NO WAY. I had three kids at home to take care of!
SO I’m sitting in this cafe blubbering to the guys spilling coffee over my plate and this old man sits down next to me at the bar after a few hours passed. Maybe four. It was a while. Anyway, he is listening to me blubber to the bad coffee pourer and offers to help me out. I’m in my thirties, he’s in his late sixties or there about.
I’m not having any other luck so I say – well, sure. So, he’s got some errands he has to tend to first. You see, the man owns a ranch, come to find later – a big ranch, and he’s got supplies and things he needs to buy at the local hardware store that he happens to own, cause of the storm. He’s driving a big boat caddie type car, enormous, heavy as all shitake. So anyway, I say sure, I mean, it’s not like I hold a hand in this – he’s helping me. So we do his stuff, and then we go back and he tells me to get in my car and he’ll follow me up Kenosha Pass.

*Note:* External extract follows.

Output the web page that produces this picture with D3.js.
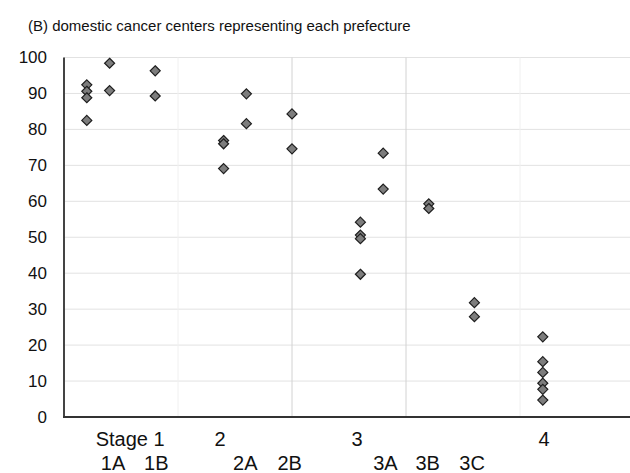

Well my little sportie Audi was a bruiser, but not quite up to this task. Still, I had no choice. So I’m creeping up the pass, holding the wheel in a death grip, wishing I was in la-la land, and knowing that death is putting on the brake. There are semis’ jacknifed across the road. There are cars diving perilously into abyss. There is mayhem like a classic snow highway and this is shitake mushrooms! But I’ve got this guy tagging me, and he’s determined to help me out.
I’m creeping, I’m creeping and then suddenly a hard shift to the right and the car moves sideways. Spin. Spin. Spin. No go! Dang!

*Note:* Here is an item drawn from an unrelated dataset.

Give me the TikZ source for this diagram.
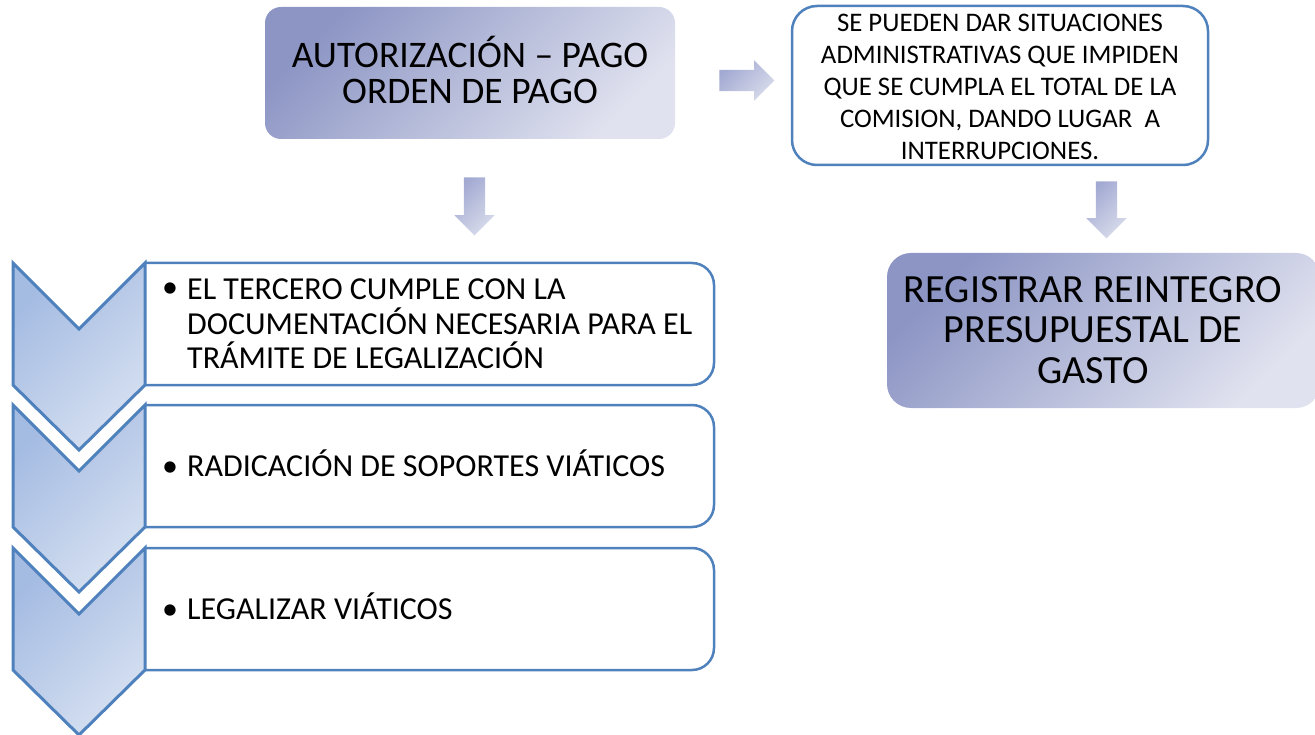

My hero man rancher gets out of his car and tries everything he knows to help, to make it work, to save me. But to no avail. And while we’re standing in the snow staring at my car, he’s scratching his head, and I’m thinking I am so in trouble, and then – out of nowhere – a sand truck appears and dumps a plot of sand directly in front of my wheels. Huh? True story. Poof, just like that. Sand!
I get in the car, and just that bit of traction was enough to get me moving. My hero jumps in his caddie behind me and follows. Slip sliding, I make it ever so slowly up the remaining part of Kenosha. And the second we begin the descent on the other side, all the snow is once again – rain. Just water. And we begin the descent. And it’s like nothing.

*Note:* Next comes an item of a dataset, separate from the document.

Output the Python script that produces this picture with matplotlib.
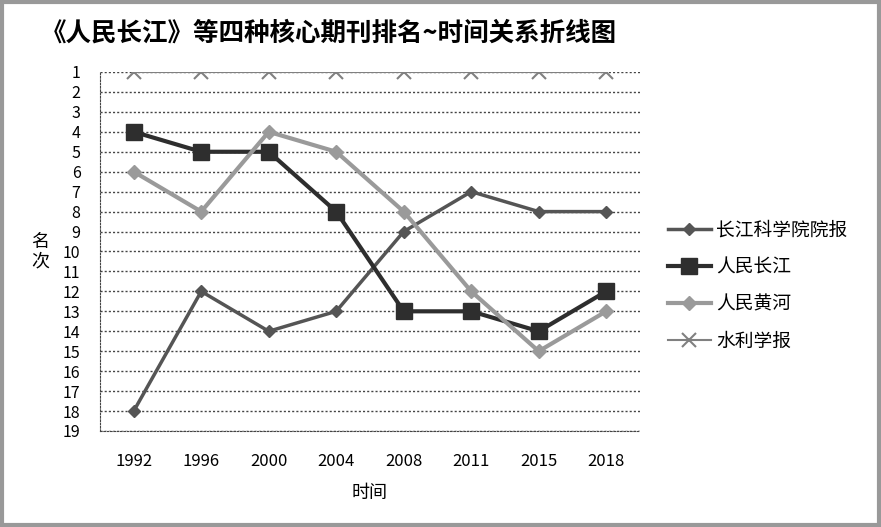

He followed me to his turnoff and made a left at Pine Bluff waving me on. I don’t know his name. But I know it was important. I found my way home having missed my court appearance, scared, shaken, and yet – saved. And I could see, in my minds eye, the smile that must have enshrouded his lips.
Later, as I thought about the journey, I realized it wasn’t about me at all, it was about giving the man the chance to be a HERO. The story wasn’t mine, I was simply a pawn, the story was about the man needing to have the breath of being a Hero. And it felt really good. Because – he truly was. It was like I was a gift, an object, but a gift. It had already been determined. It was something very valuable and important for him in that moment to know.
Epilog: I called the county to report that I had missed my court appearance and was directed to a free county attorney. We spoke – and when he asked what speed I thought I might have been doing – I lied – 40mph – maybe. I provided all my proofs, and $60 later the entire debt was relieved. But the man – my hero – that was – forever.